* [What the task requires]: Print nothing but the lines from the start of the listing below through the line that contains "2.74, 2.92, 3.10, 3.31, 3.55, 3.80, 4.16, 4.55, 5.03, 5.69]". Do not include the pictures.

* [Available data]:
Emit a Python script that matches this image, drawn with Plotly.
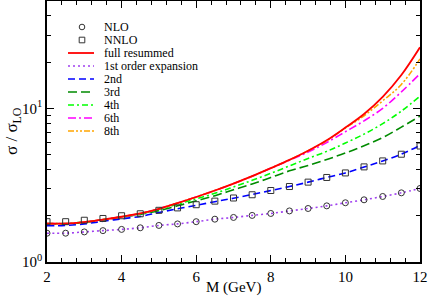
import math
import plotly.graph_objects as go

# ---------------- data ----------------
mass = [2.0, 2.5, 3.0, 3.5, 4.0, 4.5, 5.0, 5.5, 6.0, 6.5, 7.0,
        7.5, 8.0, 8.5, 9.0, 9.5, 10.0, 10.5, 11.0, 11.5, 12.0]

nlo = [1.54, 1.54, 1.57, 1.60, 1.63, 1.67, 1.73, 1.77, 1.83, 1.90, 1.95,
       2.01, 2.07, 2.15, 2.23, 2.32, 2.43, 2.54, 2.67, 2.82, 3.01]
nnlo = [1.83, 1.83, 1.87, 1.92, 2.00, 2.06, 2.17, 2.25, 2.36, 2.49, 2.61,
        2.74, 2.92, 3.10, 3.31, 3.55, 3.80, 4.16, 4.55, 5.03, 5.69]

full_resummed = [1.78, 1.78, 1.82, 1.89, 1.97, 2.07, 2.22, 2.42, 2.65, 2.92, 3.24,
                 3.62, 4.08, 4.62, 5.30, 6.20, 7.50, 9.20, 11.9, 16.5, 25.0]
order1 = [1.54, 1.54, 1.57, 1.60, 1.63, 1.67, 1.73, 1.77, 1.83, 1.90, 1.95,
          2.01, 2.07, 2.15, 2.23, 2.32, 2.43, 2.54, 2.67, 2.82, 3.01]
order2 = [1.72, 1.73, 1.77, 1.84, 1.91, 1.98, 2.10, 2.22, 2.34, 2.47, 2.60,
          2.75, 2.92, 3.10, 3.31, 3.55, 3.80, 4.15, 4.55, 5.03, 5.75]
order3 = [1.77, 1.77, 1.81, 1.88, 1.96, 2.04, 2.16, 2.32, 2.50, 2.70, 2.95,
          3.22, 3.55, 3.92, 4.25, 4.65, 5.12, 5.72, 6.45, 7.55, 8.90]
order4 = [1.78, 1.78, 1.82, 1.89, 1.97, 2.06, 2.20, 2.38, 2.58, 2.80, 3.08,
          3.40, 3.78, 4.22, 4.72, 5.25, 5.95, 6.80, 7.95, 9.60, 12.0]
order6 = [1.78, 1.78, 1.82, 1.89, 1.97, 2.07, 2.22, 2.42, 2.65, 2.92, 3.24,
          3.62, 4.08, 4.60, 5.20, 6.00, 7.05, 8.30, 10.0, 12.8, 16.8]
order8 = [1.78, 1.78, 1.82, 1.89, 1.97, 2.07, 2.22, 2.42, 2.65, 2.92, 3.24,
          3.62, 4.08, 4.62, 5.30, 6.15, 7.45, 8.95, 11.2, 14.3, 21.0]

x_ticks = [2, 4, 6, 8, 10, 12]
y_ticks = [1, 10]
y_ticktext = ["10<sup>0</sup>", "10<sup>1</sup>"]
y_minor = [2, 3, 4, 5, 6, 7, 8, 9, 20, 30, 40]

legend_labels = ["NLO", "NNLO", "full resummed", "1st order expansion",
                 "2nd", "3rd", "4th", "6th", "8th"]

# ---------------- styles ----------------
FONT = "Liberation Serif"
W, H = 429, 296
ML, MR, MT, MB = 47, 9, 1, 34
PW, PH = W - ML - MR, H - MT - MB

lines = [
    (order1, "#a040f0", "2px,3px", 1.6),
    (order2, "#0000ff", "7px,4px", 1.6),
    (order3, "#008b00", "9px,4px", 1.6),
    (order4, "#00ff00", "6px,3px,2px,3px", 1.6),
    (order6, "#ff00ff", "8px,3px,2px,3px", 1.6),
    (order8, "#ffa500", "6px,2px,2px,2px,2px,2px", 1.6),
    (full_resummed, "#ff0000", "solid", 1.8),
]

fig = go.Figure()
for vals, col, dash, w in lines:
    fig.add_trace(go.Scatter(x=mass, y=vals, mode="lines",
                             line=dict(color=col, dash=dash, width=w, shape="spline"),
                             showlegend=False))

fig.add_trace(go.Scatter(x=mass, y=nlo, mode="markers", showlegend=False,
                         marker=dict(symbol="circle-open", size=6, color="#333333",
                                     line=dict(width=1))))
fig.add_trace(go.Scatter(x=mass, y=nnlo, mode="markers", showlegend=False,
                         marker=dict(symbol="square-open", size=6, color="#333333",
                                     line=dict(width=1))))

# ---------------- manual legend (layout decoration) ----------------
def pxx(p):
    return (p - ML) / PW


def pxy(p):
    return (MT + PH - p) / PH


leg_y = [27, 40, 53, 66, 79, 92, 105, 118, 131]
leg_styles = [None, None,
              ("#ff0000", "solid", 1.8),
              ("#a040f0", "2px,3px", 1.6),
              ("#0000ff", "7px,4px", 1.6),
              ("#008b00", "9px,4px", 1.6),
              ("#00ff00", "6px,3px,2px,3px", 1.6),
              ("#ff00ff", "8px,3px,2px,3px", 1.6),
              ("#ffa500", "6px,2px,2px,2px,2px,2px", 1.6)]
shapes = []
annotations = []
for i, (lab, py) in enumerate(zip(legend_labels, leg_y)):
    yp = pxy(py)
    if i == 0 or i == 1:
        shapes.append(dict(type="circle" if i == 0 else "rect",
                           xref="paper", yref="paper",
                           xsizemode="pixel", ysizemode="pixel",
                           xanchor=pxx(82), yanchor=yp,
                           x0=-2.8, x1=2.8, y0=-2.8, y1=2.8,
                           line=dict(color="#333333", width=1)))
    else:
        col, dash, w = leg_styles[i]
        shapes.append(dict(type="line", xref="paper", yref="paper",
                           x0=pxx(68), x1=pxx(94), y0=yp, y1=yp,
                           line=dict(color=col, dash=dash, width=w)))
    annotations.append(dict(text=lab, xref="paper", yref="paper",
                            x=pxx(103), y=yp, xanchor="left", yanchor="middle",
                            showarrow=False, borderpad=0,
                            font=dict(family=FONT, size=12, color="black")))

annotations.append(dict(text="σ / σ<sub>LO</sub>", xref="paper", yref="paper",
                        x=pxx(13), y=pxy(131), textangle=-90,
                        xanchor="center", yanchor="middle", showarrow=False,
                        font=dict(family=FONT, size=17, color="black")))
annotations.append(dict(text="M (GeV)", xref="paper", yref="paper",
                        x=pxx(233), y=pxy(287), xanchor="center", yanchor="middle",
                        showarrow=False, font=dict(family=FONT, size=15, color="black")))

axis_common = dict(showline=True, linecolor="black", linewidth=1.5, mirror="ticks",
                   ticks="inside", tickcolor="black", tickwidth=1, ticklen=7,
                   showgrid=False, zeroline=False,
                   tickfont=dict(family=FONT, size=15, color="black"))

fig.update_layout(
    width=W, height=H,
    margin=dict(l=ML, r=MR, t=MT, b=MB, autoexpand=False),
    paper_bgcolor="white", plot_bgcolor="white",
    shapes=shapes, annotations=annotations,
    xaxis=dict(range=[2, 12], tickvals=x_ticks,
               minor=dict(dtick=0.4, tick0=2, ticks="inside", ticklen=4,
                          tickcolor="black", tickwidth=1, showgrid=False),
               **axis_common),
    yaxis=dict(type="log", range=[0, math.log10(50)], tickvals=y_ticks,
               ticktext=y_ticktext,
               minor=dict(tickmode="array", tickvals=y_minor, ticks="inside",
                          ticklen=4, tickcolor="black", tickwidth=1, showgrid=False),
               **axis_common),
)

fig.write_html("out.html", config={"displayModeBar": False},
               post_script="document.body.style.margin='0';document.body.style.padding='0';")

* [Expected output]:
Emit a Python script that matches this image, drawn with Plotly.
import math
import plotly.graph_objects as go

# ---------------- data ----------------
mass = [2.0, 2.5, 3.0, 3.5, 4.0, 4.5, 5.0, 5.5, 6.0, 6.5, 7.0,
        7.5, 8.0, 8.5, 9.0, 9.5, 10.0, 10.5, 11.0, 11.5, 12.0]

nlo = [1.54, 1.54, 1.57, 1.60, 1.63, 1.67, 1.73, 1.77, 1.83, 1.90, 1.95,
       2.01, 2.07, 2.15, 2.23, 2.32, 2.43, 2.54, 2.67, 2.82, 3.01]
nnlo = [1.83, 1.83, 1.87, 1.92, 2.00, 2.06, 2.17, 2.25, 2.36, 2.49, 2.61,
        2.74, 2.92, 3.10, 3.31, 3.55, 3.80, 4.16, 4.55, 5.03, 5.69]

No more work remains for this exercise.